→ **EXERCISE PROMPT**
Quote the data below in full, minus the images.

→ **COLLECTED MATERIAL**
··········

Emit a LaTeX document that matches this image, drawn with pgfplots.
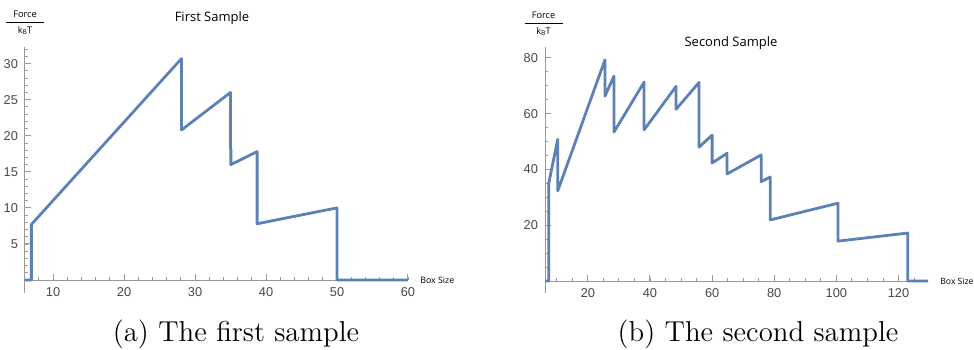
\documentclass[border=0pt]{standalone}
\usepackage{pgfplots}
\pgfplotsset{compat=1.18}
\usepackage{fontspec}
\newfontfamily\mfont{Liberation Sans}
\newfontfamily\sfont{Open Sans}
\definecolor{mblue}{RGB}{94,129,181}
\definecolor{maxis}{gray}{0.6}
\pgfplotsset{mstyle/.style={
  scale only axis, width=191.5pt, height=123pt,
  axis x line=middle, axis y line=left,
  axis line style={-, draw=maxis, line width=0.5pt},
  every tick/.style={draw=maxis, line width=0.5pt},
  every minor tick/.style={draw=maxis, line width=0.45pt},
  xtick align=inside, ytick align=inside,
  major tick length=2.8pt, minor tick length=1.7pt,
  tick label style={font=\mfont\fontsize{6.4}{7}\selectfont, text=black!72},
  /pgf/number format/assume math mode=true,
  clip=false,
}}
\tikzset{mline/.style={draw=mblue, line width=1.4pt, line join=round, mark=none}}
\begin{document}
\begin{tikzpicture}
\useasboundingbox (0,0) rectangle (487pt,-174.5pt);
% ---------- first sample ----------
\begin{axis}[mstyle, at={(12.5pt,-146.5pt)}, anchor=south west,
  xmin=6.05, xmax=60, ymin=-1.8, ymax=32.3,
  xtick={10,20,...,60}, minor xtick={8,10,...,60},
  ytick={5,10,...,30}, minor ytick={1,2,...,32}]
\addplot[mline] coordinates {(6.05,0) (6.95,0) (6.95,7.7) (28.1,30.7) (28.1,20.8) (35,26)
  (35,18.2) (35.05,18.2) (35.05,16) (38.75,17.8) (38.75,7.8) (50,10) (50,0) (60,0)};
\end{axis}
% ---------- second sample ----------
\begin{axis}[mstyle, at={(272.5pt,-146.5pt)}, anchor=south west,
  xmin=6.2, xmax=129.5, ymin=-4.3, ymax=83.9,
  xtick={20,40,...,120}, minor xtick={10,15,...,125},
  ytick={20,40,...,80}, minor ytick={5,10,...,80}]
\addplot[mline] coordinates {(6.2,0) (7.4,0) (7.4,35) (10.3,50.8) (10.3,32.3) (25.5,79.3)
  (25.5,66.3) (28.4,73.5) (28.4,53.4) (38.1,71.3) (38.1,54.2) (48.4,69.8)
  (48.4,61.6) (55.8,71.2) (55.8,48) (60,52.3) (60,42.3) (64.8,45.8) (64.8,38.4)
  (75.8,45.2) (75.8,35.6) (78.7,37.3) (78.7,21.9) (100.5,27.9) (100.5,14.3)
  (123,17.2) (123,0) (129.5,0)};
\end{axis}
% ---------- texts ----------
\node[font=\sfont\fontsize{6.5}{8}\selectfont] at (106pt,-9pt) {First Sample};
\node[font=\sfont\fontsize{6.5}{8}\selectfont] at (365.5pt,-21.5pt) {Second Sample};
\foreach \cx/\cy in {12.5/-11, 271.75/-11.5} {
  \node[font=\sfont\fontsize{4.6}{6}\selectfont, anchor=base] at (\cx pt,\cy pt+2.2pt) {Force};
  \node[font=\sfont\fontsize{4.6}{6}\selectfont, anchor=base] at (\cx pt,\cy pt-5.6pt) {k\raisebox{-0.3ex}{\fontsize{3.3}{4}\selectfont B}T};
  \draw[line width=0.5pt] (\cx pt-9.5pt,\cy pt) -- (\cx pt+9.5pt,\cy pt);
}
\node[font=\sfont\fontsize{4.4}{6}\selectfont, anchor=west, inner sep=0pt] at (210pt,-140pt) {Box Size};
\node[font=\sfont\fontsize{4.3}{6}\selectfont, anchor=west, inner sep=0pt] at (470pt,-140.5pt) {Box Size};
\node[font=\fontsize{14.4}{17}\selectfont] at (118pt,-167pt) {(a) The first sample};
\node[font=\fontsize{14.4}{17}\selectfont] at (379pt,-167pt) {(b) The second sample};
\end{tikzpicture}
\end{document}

··········

→ **ANSWER**
Emit a LaTeX document that matches this image, drawn with pgfplots.
\documentclass[border=0pt]{standalone}
\usepackage{pgfplots}
\pgfplotsset{compat=1.18}
\usepackage{fontspec}
\newfontfamily\mfont{Liberation Sans}
\newfontfamily\sfont{Open Sans}
\definecolor{mblue}{RGB}{94,129,181}
\definecolor{maxis}{gray}{0.6}
\pgfplotsset{mstyle/.style={
  scale only axis, width=191.5pt, height=123pt,
  axis x line=middle, axis y line=left,
  axis line style={-, draw=maxis, line width=0.5pt},
  every tick/.style={draw=maxis, line width=0.5pt},
  every minor tick/.style={draw=maxis, line width=0.45pt},
  xtick align=inside, ytick align=inside,
  major tick length=2.8pt, minor tick length=1.7pt,
  tick label style={font=\mfont\fontsize{6.4}{7}\selectfont, text=black!72},
  /pgf/number format/assume math mode=true,
  clip=false,
}}
\tikzset{mline/.style={draw=mblue, line width=1.4pt, line join=round, mark=none}}
\begin{document}
\begin{tikzpicture}
\useasboundingbox (0,0) rectangle (487pt,-174.5pt);
% ---------- first sample ----------
\begin{axis}[mstyle, at={(12.5pt,-146.5pt)}, anchor=south west,
  xmin=6.05, xmax=60, ymin=-1.8, ymax=32.3,
  xtick={10,20,...,60}, minor xtick={8,10,...,60},
  ytick={5,10,...,30}, minor ytick={1,2,...,32}]
\addplot[mline] coordinates {(6.05,0) (6.95,0) (6.95,7.7) (28.1,30.7) (28.1,20.8) (35,26)
  (35,18.2) (35.05,18.2) (35.05,16) (38.75,17.8) (38.75,7.8) (50,10) (50,0) (60,0)};
\end{axis}
% ---------- second sample ----------
\begin{axis}[mstyle, at={(272.5pt,-146.5pt)}, anchor=south west,
  xmin=6.2, xmax=129.5, ymin=-4.3, ymax=83.9,
  xtick={20,40,...,120}, minor xtick={10,15,...,125},
  ytick={20,40,...,80}, minor ytick={5,10,...,80}]
\addplot[mline] coordinates {(6.2,0) (7.4,0) (7.4,35) (10.3,50.8) (10.3,32.3) (25.5,79.3)
  (25.5,66.3) (28.4,73.5) (28.4,53.4) (38.1,71.3) (38.1,54.2) (48.4,69.8)
  (48.4,61.6) (55.8,71.2) (55.8,48) (60,52.3) (60,42.3) (64.8,45.8) (64.8,38.4)
  (75.8,45.2) (75.8,35.6) (78.7,37.3) (78.7,21.9) (100.5,27.9) (100.5,14.3)
  (123,17.2) (123,0) (129.5,0)};
\end{axis}
% ---------- texts ----------
\node[font=\sfont\fontsize{6.5}{8}\selectfont] at (106pt,-9pt) {First Sample};
\node[font=\sfont\fontsize{6.5}{8}\selectfont] at (365.5pt,-21.5pt) {Second Sample};
\foreach \cx/\cy in {12.5/-11, 271.75/-11.5} {
  \node[font=\sfont\fontsize{4.6}{6}\selectfont, anchor=base] at (\cx pt,\cy pt+2.2pt) {Force};
  \node[font=\sfont\fontsize{4.6}{6}\selectfont, anchor=base] at (\cx pt,\cy pt-5.6pt) {k\raisebox{-0.3ex}{\fontsize{3.3}{4}\selectfont B}T};
  \draw[line width=0.5pt] (\cx pt-9.5pt,\cy pt) -- (\cx pt+9.5pt,\cy pt);
}
\node[font=\sfont\fontsize{4.4}{6}\selectfont, anchor=west, inner sep=0pt] at (210pt,-140pt) {Box Size};
\node[font=\sfont\fontsize{4.3}{6}\selectfont, anchor=west, inner sep=0pt] at (470pt,-140.5pt) {Box Size};
\node[font=\fontsize{14.4}{17}\selectfont] at (118pt,-167pt) {(a) The first sample};
\node[font=\fontsize{14.4}{17}\selectfont] at (379pt,-167pt) {(b) The second sample};
\end{tikzpicture}
\end{document}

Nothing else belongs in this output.